Catriona again: Over to you all, Criminal Minds readers - who inspires you?

8 comments:

Kristopher said...

There is some wonderful reading on this list of inspirations. No doubt, a few of them are inspired by Lori Rader-Day in return.

Can't wait to share my review of THE DAY I DIED with the world tomorrow. It's another hell of a book!

Lori Rader-Day said...

Thanks, Kristopher!!

Catriona McPherson said...

Ohhhhh, Margery Allingham, DLS, Michael Innes, Kate Atkinson, Ann Cleeves, Stephen King . . . Hpw do we ever find time to write?!

Triss said...

Nice post, Lori. When I am deep in writing a mystery, I mostly read non-fiction, as far from the WIP as I can get. Recently, that was the letters of Eudora Welty and Ross MacDonald. Books about food or travel work well. Next up, after I start the next book, might be the Chernow bio of Hamilton, on my list for quite awhile. Or Stacy Schff's book about the Salem witch trials.Right now, when my mind is freed up, I catch up on mysteries and other fiction. And I sure am familiar with Why Botherism! Sometimes I know we are not only not on the same playing field, we are not even in the same game. Sigh.

Susan C Shea said...

Welcome, Lori! On a day when you've just been singled out (again) for your wonderful writing, suck it up and read Lou Berney's novel. It's so smart and so sly that it will inspire you.

Your non-fiction list interests me. I too read non-fiction at certain times in the manuscript process, but I hew toward science, history, and biography. I'm going to riffle through your virtual bookshelf next time.
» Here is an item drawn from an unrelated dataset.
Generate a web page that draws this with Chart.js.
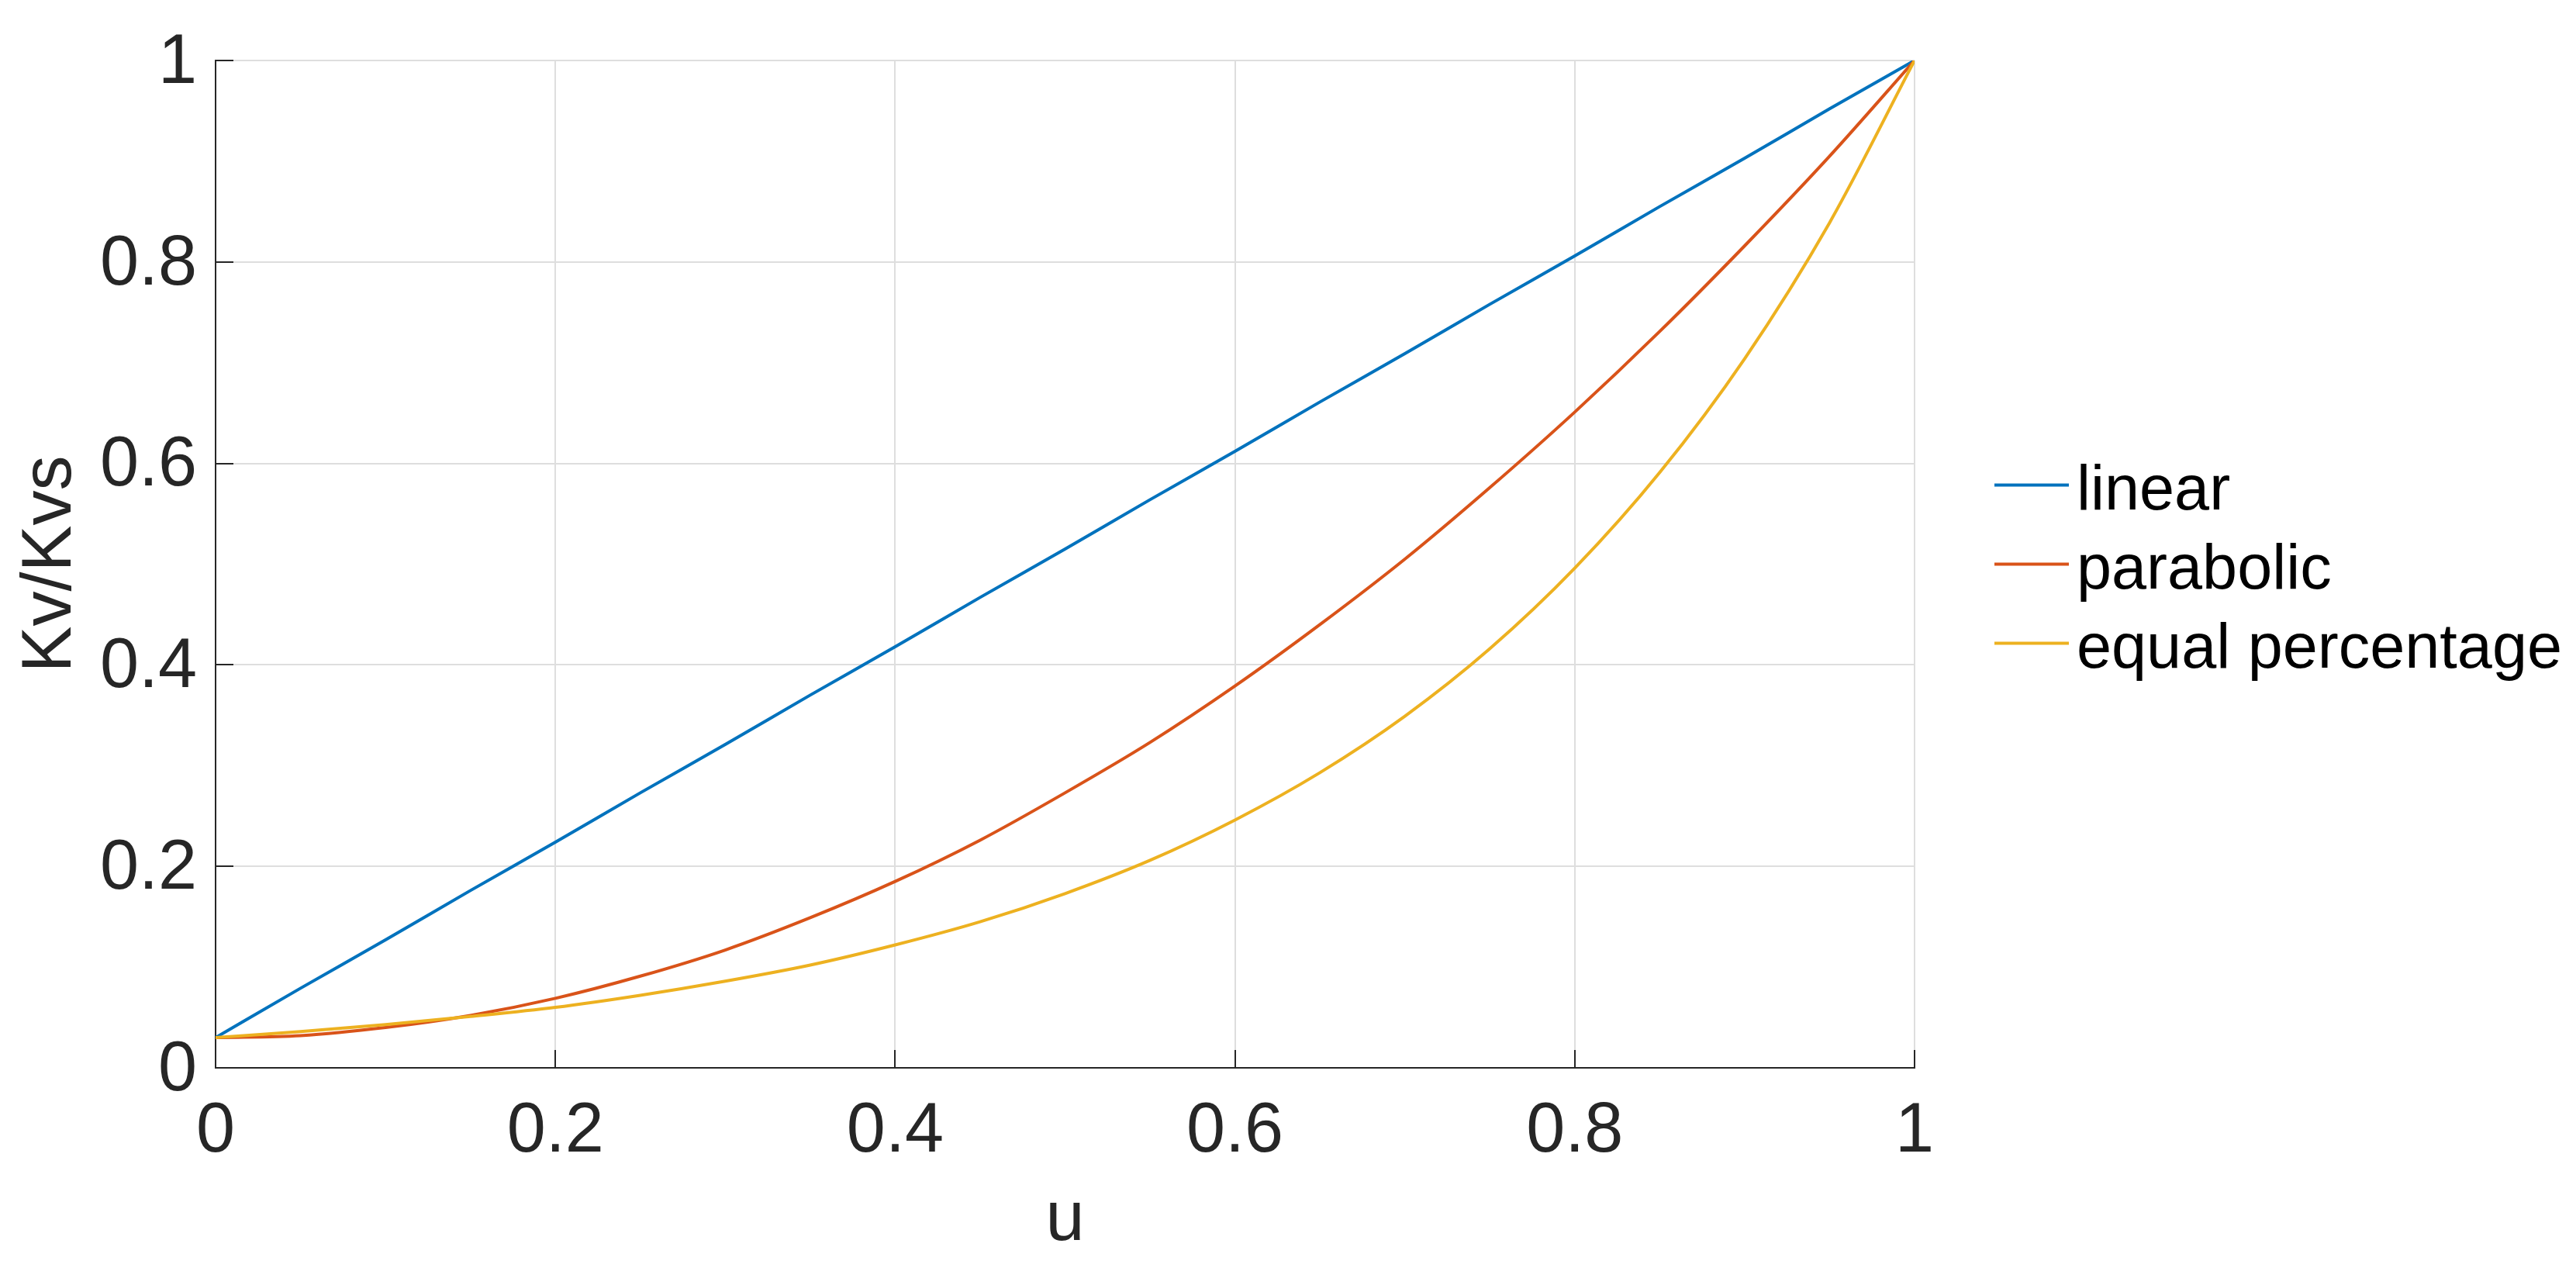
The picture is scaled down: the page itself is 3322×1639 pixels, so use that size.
<!DOCTYPE html>
<html>
<head>
<meta charset="utf-8">
<script src="https://cdn.jsdelivr.net/npm/chart.js@4"></script>
<style>
  html, body { margin: 0; padding: 0; background: #ffffff; }
  #wrap { width: 3322px; height: 1639px; position: relative; }
</style>
</head>
<body>
<div id="wrap"><canvas id="c"></canvas></div>
<script>
// ---- data ----
const uValues = [0, 0.05, 0.1, 0.15, 0.2, 0.25, 0.3, 0.35, 0.4, 0.45, 0.5, 0.55, 0.6, 0.65, 0.7, 0.75, 0.8, 0.85, 0.9, 0.95, 1];
const linearValues = [0.030, 0.079, 0.127, 0.176, 0.224, 0.273, 0.321, 0.370, 0.418, 0.467, 0.515, 0.564, 0.612, 0.661, 0.709, 0.758, 0.806, 0.855, 0.903, 0.952, 1.000];
const parabolicValues = [0.030, 0.032, 0.040, 0.052, 0.069, 0.091, 0.117, 0.149, 0.185, 0.226, 0.273, 0.323, 0.379, 0.440, 0.505, 0.576, 0.651, 0.731, 0.816, 0.905, 1.000];
const equalPctValues = [0.030, 0.036, 0.043, 0.051, 0.060, 0.072, 0.086, 0.102, 0.122, 0.145, 0.173, 0.206, 0.246, 0.293, 0.349, 0.416, 0.496, 0.591, 0.704, 0.839, 1.000];
const seriesNames = ['linear', 'parabolic', 'equal percentage'];
const xTickValues = [0, 0.2, 0.4, 0.6, 0.8, 1];
const xTickLabels = ['0', '0.2', '0.4', '0.6', '0.8', '1'];
const yTickValues = [0, 0.2, 0.4, 0.6, 0.8, 1];
const yTickLabels = ['0', '0.2', '0.4', '0.6', '0.8', '1'];
const xTitle = 'u';
const yTitle = 'Kv/Kvs';

// ---- styles ----
const FONT = '"Liberation Sans", Arial, Helvetica, sans-serif';
const AXIS_COLOR = '#262626';
const GRID_COLOR = '#dedede';
const COLORS = ['#0072BD', '#D95319', '#EDB120'];

const toPoints = (ys) => uValues.map((u, i) => ({ x: u, y: ys[i] }));
const labelFor = (vals, labels) => (v) => {
  const i = vals.findIndex(t => Math.abs(t - v) < 1e-9);
  return i >= 0 ? labels[i] : '';
};

const inwardTicks = {
  id: 'inwardTicks',
  afterDatasetsDraw(chart) {
    const { ctx, chartArea: a, scales } = chart;
    const len = 23;
    ctx.save();
    ctx.strokeStyle = AXIS_COLOR;
    ctx.lineWidth = 2;
    ctx.beginPath();
    xTickValues.forEach(v => {
      const px = Math.round(scales.x.getPixelForValue(v));
      ctx.moveTo(px, a.bottom);
      ctx.lineTo(px, a.bottom - len);
    });
    yTickValues.forEach(v => {
      const py = Math.round(scales.y.getPixelForValue(v));
      ctx.moveTo(a.left, py);
      ctx.lineTo(a.left + len, py);
    });
    ctx.stroke();
    ctx.restore();
  }
};

const matlabLegend = {
  id: 'matlabLegend',
  afterDraw(chart) {
    const { ctx, chartArea: a } = chart;
    const x0 = a.right + 103, x1 = a.right + 199, tx = a.right + 209;
    const yc = (a.top + a.bottom) / 2;
    const rowH = 102;
    ctx.save();
    ctx.font = '81px ' + FONT;
    ctx.textAlign = 'left';
    ctx.textBaseline = 'alphabetic';
    chart.data.datasets.forEach((ds, i) => {
      const y = yc + (i - 1) * rowH;
      ctx.strokeStyle = ds.borderColor;
      ctx.lineWidth = 4;
      ctx.beginPath();
      ctx.moveTo(x0, y);
      ctx.lineTo(x1, y);
      ctx.stroke();
      ctx.fillStyle = '#000000';
      ctx.fillText(ds.label, tx, y + 31);
    });
    ctx.restore();
  }
};

new Chart(document.getElementById('c'), {
  type: 'line',
  data: {
    datasets: [
      { label: seriesNames[0], data: toPoints(linearValues), borderColor: COLORS[0], order: 2 },
      { label: seriesNames[1], data: toPoints(parabolicValues), borderColor: COLORS[1], order: 1 },
      { label: seriesNames[2], data: toPoints(equalPctValues), borderColor: COLORS[2], order: 0 }
    ].map(d => Object.assign(d, {
      borderWidth: 4, pointRadius: 0, fill: false, cubicInterpolationMode: 'monotone'
    }))
  },
  options: {
    responsive: true,
    maintainAspectRatio: false,
    devicePixelRatio: 1,
    animation: false,
    layout: { padding: { left: 0, top: 71, right: 853, bottom: 0 } },
    plugins: { legend: { display: false }, tooltip: { enabled: false } },
    scales: {
      x: {
        type: 'linear', min: 0, max: 1,
        afterFit: (s) => { s.height = 262; },
        afterBuildTicks: (s) => { s.ticks = xTickValues.map(v => ({ value: v })); },
        ticks: {
          callback: labelFor(xTickValues, xTickLabels),
          color: AXIS_COLOR, padding: 29, maxRotation: 0,
          font: { family: FONT, size: 90, lineHeight: 1.2 }
        },
        grid: { color: GRID_COLOR, lineWidth: 2, drawTicks: false },
        border: { color: AXIS_COLOR, width: 2 },
        title: {
          display: true, text: xTitle, color: AXIS_COLOR,
          font: { family: FONT, size: 90, lineHeight: 1 },
          padding: { top: 0, bottom: 20 }
        }
      },
      y: {
        type: 'linear', min: 0, max: 1,
        afterFit: (s) => { s.width = 278; },
        afterBuildTicks: (s) => { s.ticks = yTickValues.map(v => ({ value: v })); },
        ticks: {
          callback: labelFor(yTickValues, yTickLabels),
          color: AXIS_COLOR, padding: 24, labelOffset: 4,
          font: { family: FONT, size: 90, lineHeight: 1.2 }
        },
        grid: { color: GRID_COLOR, lineWidth: 2, drawTicks: false },
        border: { color: AXIS_COLOR, width: 2 },
        title: {
          display: true, text: yTitle, color: AXIS_COLOR,
          font: { family: FONT, size: 90, lineHeight: 1 },
          padding: { top: 21, bottom: 0 }
        }
      }
    }
  },
  plugins: [inwardTicks, matlabLegend]
});
</script>
</body>
</html>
Congratulations on the new book.

Sarah White said...

You shouldn't miss Lou's book. It is really excellent. Now I am off to read yours ❤📖❤

Ellen Kirschman said...

I loved Lou Berney's LAAFG. And, funny, I think of it often as I'm reading The Day I Died. You are both brilliant at layering in a complex back story as you build tension in the present. I write in first person too and I'm taking notes. Okay. Back to your book.

Kathy Reel said...

Lori, I'm so glad to see you read Sarah Vowell, too. I'm in Honolulu right now, and I was recommending Unfamiliar Fishes to her. She was just leaving Hawaii, but it will still be an awesome read about Hawaii's history and how the good ole United States screwed the Hawaiian people. Oh, and please do read Lou Berney's The Long and Faraway Gone. It's so fantastic. But, you should never think you don't measure up to the finest writing.